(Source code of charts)
────────────────
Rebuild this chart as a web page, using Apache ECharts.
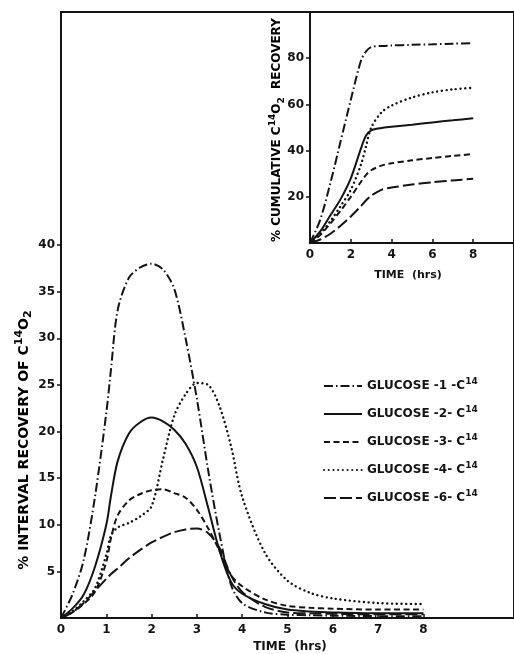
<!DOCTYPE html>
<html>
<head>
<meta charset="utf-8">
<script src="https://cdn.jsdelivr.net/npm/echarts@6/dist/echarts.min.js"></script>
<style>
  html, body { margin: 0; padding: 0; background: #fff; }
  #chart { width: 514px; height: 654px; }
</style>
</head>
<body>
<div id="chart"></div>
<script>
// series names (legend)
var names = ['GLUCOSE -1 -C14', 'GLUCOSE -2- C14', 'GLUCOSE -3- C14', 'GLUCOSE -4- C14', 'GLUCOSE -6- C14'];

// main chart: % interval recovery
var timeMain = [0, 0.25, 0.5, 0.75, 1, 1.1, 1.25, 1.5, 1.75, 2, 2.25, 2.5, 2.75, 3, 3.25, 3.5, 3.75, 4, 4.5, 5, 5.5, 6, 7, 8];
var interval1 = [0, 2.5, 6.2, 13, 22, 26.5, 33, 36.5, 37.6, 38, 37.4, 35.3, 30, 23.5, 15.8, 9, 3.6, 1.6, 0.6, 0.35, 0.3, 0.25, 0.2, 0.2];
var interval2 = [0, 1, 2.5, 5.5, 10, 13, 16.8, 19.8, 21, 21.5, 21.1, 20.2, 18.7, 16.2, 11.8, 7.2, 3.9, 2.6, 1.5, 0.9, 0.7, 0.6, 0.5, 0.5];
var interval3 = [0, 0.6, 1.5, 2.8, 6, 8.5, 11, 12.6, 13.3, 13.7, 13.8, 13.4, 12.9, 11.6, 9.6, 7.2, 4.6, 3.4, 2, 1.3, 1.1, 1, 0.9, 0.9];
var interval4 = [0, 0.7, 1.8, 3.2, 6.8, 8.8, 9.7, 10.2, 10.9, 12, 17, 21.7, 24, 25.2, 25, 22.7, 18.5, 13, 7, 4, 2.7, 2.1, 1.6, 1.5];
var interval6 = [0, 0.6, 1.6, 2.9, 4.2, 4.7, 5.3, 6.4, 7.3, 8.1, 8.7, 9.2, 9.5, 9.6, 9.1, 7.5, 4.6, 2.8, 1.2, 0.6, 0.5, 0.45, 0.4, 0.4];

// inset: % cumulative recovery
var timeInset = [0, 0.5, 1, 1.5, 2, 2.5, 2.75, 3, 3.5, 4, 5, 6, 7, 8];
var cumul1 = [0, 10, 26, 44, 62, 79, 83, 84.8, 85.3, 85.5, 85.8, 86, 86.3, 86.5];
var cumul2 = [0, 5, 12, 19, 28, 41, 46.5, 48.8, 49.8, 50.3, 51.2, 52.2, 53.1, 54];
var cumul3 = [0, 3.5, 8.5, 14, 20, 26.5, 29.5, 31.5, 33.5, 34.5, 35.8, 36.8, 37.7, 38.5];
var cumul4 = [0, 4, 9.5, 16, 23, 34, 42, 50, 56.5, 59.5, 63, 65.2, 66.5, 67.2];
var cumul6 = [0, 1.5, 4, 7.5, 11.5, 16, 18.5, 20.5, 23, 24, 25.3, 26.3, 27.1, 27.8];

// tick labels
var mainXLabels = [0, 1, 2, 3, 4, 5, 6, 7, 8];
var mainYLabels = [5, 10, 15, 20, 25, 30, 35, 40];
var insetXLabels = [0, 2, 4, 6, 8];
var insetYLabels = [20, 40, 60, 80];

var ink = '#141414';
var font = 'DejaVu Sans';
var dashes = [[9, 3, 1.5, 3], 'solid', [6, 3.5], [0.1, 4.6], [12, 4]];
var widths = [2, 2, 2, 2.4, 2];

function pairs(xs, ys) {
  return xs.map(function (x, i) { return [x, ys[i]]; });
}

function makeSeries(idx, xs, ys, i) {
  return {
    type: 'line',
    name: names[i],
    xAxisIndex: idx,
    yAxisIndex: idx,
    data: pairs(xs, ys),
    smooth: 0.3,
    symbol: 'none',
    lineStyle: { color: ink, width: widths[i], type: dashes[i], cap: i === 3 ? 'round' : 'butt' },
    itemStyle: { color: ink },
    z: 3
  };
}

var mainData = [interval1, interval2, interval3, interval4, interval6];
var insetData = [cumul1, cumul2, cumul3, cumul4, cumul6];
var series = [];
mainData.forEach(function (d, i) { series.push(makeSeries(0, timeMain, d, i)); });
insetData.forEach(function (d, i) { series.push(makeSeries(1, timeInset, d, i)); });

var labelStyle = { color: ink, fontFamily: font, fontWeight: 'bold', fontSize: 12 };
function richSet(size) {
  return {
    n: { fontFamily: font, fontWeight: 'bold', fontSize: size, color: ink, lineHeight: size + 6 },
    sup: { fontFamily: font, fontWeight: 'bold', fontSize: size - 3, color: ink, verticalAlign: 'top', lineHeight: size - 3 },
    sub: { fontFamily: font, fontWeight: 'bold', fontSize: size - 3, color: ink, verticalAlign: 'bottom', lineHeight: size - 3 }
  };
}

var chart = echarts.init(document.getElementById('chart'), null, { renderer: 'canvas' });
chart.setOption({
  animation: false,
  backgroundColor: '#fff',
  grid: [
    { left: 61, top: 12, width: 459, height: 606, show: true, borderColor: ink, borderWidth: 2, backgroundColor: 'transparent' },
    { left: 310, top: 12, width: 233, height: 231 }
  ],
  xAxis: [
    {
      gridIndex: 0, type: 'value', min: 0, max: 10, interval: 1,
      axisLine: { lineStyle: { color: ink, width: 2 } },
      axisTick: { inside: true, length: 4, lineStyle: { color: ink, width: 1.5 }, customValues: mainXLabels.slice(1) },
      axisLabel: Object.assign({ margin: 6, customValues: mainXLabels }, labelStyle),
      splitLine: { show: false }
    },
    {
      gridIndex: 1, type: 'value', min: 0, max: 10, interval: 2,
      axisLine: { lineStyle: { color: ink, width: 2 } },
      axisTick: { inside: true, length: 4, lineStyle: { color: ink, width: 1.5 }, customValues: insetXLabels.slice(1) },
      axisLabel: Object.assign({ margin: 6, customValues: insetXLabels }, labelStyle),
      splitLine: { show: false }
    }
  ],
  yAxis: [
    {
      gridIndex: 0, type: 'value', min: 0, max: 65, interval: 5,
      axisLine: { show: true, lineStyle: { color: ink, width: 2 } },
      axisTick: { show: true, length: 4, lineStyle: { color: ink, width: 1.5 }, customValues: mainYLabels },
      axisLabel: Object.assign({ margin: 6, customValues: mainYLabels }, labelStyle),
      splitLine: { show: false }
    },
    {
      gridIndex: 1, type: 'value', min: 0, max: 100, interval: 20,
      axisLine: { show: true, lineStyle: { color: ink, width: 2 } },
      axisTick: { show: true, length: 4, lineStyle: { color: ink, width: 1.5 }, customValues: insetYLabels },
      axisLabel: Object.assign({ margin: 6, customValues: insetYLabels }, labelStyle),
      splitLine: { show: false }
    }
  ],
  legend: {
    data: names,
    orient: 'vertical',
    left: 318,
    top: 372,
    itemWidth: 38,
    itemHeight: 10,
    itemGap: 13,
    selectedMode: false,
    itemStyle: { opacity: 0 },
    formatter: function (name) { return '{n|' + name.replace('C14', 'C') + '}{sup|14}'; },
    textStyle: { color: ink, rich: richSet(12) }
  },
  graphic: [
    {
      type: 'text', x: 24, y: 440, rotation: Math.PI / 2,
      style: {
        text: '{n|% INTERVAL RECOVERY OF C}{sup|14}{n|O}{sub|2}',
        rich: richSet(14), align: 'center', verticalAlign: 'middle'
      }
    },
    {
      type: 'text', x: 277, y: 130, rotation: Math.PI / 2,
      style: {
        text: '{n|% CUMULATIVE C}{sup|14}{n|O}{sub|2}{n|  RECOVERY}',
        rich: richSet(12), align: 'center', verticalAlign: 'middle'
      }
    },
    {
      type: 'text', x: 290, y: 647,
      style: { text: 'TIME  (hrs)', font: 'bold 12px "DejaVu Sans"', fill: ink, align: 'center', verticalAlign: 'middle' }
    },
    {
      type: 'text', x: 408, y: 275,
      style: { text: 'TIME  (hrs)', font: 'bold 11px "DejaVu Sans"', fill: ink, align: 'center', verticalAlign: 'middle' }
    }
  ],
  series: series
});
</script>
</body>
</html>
────────────────
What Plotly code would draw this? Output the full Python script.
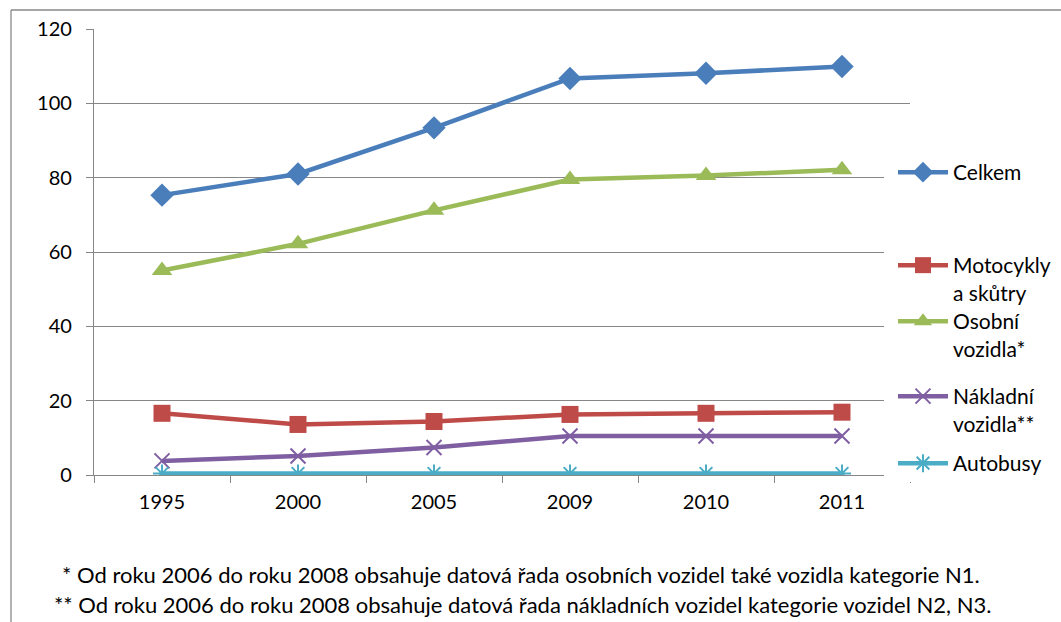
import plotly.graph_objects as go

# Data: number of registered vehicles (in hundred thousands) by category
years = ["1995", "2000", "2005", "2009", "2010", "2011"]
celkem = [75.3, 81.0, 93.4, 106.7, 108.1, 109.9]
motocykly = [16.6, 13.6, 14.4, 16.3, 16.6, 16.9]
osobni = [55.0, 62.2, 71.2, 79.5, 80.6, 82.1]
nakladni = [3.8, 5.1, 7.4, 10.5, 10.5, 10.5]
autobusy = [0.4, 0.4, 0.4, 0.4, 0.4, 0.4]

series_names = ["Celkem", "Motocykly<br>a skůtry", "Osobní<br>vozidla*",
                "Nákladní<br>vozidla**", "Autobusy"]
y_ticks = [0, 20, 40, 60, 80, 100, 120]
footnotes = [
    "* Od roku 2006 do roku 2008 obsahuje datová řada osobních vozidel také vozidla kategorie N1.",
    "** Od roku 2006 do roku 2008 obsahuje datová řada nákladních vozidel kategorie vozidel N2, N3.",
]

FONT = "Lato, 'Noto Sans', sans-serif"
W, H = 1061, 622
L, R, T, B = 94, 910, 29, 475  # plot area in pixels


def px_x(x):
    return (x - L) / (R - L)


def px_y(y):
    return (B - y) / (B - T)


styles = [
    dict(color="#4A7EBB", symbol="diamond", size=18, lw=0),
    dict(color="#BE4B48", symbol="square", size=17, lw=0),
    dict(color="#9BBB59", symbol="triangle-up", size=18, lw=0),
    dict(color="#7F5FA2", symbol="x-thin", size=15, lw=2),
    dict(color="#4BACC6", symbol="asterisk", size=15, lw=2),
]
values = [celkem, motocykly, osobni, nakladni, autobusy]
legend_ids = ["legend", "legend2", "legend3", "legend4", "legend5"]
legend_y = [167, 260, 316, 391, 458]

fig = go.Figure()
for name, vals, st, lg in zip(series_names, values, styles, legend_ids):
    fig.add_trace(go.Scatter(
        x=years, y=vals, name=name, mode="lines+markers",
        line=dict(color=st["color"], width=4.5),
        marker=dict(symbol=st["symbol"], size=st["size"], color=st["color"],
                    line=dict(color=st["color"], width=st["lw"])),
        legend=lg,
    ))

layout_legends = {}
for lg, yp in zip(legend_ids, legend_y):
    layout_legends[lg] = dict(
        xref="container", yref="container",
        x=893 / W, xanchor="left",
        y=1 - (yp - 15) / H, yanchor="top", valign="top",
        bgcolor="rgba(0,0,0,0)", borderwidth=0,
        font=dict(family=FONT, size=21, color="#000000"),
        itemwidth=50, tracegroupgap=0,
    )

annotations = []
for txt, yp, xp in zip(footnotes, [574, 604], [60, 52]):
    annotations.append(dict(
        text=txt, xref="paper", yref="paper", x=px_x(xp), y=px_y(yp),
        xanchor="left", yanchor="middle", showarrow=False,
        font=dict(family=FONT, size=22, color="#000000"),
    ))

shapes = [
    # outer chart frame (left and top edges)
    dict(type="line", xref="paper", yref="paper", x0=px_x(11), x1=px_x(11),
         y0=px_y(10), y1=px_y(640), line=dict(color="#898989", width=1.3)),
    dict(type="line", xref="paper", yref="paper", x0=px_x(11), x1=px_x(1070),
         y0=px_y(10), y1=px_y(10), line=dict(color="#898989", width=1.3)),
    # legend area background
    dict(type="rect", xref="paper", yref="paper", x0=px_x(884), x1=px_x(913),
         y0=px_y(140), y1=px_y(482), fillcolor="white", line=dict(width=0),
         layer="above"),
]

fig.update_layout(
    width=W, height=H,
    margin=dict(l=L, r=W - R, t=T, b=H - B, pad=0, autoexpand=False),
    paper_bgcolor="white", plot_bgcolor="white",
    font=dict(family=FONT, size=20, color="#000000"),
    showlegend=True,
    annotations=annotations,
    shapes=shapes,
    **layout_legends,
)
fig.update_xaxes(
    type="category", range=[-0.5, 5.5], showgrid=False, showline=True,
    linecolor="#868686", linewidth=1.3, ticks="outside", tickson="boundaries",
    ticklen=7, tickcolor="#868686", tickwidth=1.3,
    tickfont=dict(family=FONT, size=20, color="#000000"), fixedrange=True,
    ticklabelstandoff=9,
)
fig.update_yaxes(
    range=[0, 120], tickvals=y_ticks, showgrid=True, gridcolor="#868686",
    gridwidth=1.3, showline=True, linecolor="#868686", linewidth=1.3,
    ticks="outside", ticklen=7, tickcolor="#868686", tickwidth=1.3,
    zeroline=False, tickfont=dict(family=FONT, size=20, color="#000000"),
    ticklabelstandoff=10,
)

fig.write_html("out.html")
────────────────
Reproduce exactly the run of lines beginning with the one that contains "Rebuild this chart" and ending with the one that contains "var names = ['GLUCOSE". Do not include pictures.

Rebuild this chart as a web page, using Apache ECharts.
<!DOCTYPE html>
<html>
<head>
<meta charset="utf-8">
<script src="https://cdn.jsdelivr.net/npm/echarts@6/dist/echarts.min.js"></script>
<style>
  html, body { margin: 0; padding: 0; background: #fff; }
  #chart { width: 514px; height: 654px; }
</style>
</head>
<body>
<div id="chart"></div>
<script>
// series names (legend)
var names = ['GLUCOSE -1 -C14', 'GLUCOSE -2- C14', 'GLUCOSE -3- C14', 'GLUCOSE -4- C14', 'GLUCOSE -6- C14'];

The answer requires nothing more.